> _OBJECTIVE_
Your task is to repeat all of the data exactly while excluding the pictures.

> _RECORDED INFORMATION_
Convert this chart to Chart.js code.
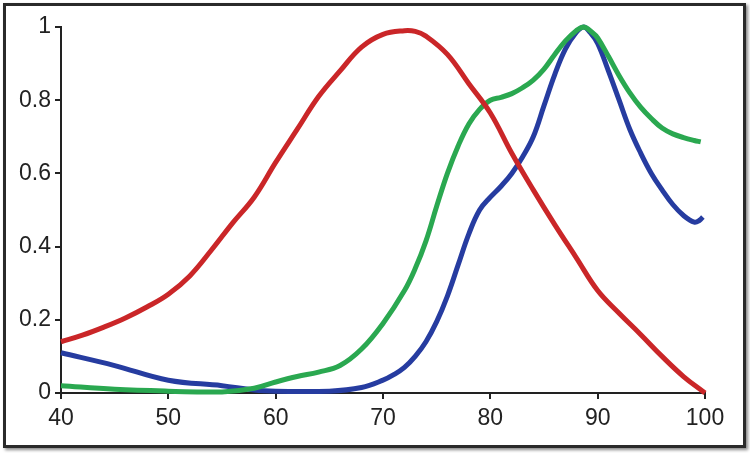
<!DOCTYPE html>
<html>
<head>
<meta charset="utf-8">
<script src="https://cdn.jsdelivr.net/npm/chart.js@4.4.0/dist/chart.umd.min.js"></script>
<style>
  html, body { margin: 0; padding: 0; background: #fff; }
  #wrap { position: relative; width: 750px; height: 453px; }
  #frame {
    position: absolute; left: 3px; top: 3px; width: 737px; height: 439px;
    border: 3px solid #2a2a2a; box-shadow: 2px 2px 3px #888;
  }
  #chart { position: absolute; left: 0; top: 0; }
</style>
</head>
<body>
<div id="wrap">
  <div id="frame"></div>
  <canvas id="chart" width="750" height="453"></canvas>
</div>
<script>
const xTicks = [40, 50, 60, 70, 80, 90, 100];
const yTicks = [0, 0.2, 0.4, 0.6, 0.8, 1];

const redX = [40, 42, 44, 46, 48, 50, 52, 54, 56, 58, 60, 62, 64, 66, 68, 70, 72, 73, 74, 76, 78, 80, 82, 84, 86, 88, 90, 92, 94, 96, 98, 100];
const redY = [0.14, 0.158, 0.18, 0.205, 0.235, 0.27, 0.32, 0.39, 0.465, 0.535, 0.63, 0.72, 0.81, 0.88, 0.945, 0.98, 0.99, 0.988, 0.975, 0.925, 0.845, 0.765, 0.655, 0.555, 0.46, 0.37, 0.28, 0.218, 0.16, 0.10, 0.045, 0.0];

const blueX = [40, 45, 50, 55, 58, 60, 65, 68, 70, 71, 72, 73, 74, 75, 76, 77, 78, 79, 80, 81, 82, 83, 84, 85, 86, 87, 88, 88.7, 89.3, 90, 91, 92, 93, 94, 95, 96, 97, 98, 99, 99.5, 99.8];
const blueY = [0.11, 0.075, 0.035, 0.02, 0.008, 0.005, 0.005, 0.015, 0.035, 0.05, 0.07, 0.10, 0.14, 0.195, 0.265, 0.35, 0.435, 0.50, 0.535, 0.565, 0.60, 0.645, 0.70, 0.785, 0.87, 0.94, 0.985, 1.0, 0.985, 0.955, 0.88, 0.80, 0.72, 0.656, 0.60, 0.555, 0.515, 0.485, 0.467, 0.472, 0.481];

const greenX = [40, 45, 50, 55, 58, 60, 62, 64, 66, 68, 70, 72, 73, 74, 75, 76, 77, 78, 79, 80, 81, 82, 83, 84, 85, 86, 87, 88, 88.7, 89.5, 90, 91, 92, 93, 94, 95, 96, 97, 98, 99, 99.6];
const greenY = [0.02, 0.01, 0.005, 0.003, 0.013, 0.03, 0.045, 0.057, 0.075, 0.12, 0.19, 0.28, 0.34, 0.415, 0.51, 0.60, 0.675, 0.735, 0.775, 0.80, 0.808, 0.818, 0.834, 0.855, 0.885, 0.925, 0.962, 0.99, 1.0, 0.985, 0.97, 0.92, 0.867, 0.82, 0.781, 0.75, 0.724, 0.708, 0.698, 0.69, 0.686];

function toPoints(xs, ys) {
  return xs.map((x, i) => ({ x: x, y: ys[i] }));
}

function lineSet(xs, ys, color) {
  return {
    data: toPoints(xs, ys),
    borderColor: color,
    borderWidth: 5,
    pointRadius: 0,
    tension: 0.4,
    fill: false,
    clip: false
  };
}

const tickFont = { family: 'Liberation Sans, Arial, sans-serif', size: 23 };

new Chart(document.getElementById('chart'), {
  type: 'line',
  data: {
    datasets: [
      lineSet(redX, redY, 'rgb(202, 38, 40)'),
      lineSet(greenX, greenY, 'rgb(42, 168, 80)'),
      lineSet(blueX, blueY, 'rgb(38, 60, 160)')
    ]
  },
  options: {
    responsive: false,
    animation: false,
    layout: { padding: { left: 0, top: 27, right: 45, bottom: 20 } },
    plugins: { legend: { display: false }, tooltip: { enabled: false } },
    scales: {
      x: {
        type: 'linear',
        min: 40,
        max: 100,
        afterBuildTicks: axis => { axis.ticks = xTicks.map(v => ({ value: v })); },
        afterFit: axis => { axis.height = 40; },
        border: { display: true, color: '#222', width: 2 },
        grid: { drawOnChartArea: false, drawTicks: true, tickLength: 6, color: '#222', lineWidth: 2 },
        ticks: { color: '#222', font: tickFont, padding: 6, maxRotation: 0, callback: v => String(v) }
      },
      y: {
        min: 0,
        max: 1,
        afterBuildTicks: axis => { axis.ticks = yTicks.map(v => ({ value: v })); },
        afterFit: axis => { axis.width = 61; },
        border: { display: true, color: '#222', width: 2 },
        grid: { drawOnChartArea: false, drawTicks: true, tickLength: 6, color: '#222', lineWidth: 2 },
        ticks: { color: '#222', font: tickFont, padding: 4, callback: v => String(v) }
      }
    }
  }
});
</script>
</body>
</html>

> _RESPONSE_
Convert this chart to Chart.js code.
<!DOCTYPE html>
<html>
<head>
<meta charset="utf-8">
<script src="https://cdn.jsdelivr.net/npm/chart.js@4.4.0/dist/chart.umd.min.js"></script>
<style>
  html, body { margin: 0; padding: 0; background: #fff; }
  #wrap { position: relative; width: 750px; height: 453px; }
  #frame {
    position: absolute; left: 3px; top: 3px; width: 737px; height: 439px;
    border: 3px solid #2a2a2a; box-shadow: 2px 2px 3px #888;
  }
  #chart { position: absolute; left: 0; top: 0; }
</style>
</head>
<body>
<div id="wrap">
  <div id="frame"></div>
  <canvas id="chart" width="750" height="453"></canvas>
</div>
<script>
const xTicks = [40, 50, 60, 70, 80, 90, 100];
const yTicks = [0, 0.2, 0.4, 0.6, 0.8, 1];

const redX = [40, 42, 44, 46, 48, 50, 52, 54, 56, 58, 60, 62, 64, 66, 68, 70, 72, 73, 74, 76, 78, 80, 82, 84, 86, 88, 90, 92, 94, 96, 98, 100];
const redY = [0.14, 0.158, 0.18, 0.205, 0.235, 0.27, 0.32, 0.39, 0.465, 0.535, 0.63, 0.72, 0.81, 0.88, 0.945, 0.98, 0.99, 0.988, 0.975, 0.925, 0.845, 0.765, 0.655, 0.555, 0.46, 0.37, 0.28, 0.218, 0.16, 0.10, 0.045, 0.0];

const blueX = [40, 45, 50, 55, 58, 60, 65, 68, 70, 71, 72, 73, 74, 75, 76, 77, 78, 79, 80, 81, 82, 83, 84, 85, 86, 87, 88, 88.7, 89.3, 90, 91, 92, 93, 94, 95, 96, 97, 98, 99, 99.5, 99.8];
const blueY = [0.11, 0.075, 0.035, 0.02, 0.008, 0.005, 0.005, 0.015, 0.035, 0.05, 0.07, 0.10, 0.14, 0.195, 0.265, 0.35, 0.435, 0.50, 0.535, 0.565, 0.60, 0.645, 0.70, 0.785, 0.87, 0.94, 0.985, 1.0, 0.985, 0.955, 0.88, 0.80, 0.72, 0.656, 0.60, 0.555, 0.515, 0.485, 0.467, 0.472, 0.481];

const greenX = [40, 45, 50, 55, 58, 60, 62, 64, 66, 68, 70, 72, 73, 74, 75, 76, 77, 78, 79, 80, 81, 82, 83, 84, 85, 86, 87, 88, 88.7, 89.5, 90, 91, 92, 93, 94, 95, 96, 97, 98, 99, 99.6];
const greenY = [0.02, 0.01, 0.005, 0.003, 0.013, 0.03, 0.045, 0.057, 0.075, 0.12, 0.19, 0.28, 0.34, 0.415, 0.51, 0.60, 0.675, 0.735, 0.775, 0.80, 0.808, 0.818, 0.834, 0.855, 0.885, 0.925, 0.962, 0.99, 1.0, 0.985, 0.97, 0.92, 0.867, 0.82, 0.781, 0.75, 0.724, 0.708, 0.698, 0.69, 0.686];

function toPoints(xs, ys) {
  return xs.map((x, i) => ({ x: x, y: ys[i] }));
}

function lineSet(xs, ys, color) {
  return {
    data: toPoints(xs, ys),
    borderColor: color,
    borderWidth: 5,
    pointRadius: 0,
    tension: 0.4,
    fill: false,
    clip: false
  };
}

const tickFont = { family: 'Liberation Sans, Arial, sans-serif', size: 23 };

new Chart(document.getElementById('chart'), {
  type: 'line',
  data: {
    datasets: [
      lineSet(redX, redY, 'rgb(202, 38, 40)'),
      lineSet(greenX, greenY, 'rgb(42, 168, 80)'),
      lineSet(blueX, blueY, 'rgb(38, 60, 160)')
    ]
  },
  options: {
    responsive: false,
    animation: false,
    layout: { padding: { left: 0, top: 27, right: 45, bottom: 20 } },
    plugins: { legend: { display: false }, tooltip: { enabled: false } },
    scales: {
      x: {
        type: 'linear',
        min: 40,
        max: 100,
        afterBuildTicks: axis => { axis.ticks = xTicks.map(v => ({ value: v })); },
        afterFit: axis => { axis.height = 40; },
        border: { display: true, color: '#222', width: 2 },
        grid: { drawOnChartArea: false, drawTicks: true, tickLength: 6, color: '#222', lineWidth: 2 },
        ticks: { color: '#222', font: tickFont, padding: 6, maxRotation: 0, callback: v => String(v) }
      },
      y: {
        min: 0,
        max: 1,
        afterBuildTicks: axis => { axis.ticks = yTicks.map(v => ({ value: v })); },
        afterFit: axis => { axis.width = 61; },
        border: { display: true, color: '#222', width: 2 },
        grid: { drawOnChartArea: false, drawTicks: true, tickLength: 6, color: '#222', lineWidth: 2 },
        ticks: { color: '#222', font: tickFont, padding: 4, callback: v => String(v) }
      }
    }
  }
});
</script>
</body>
</html>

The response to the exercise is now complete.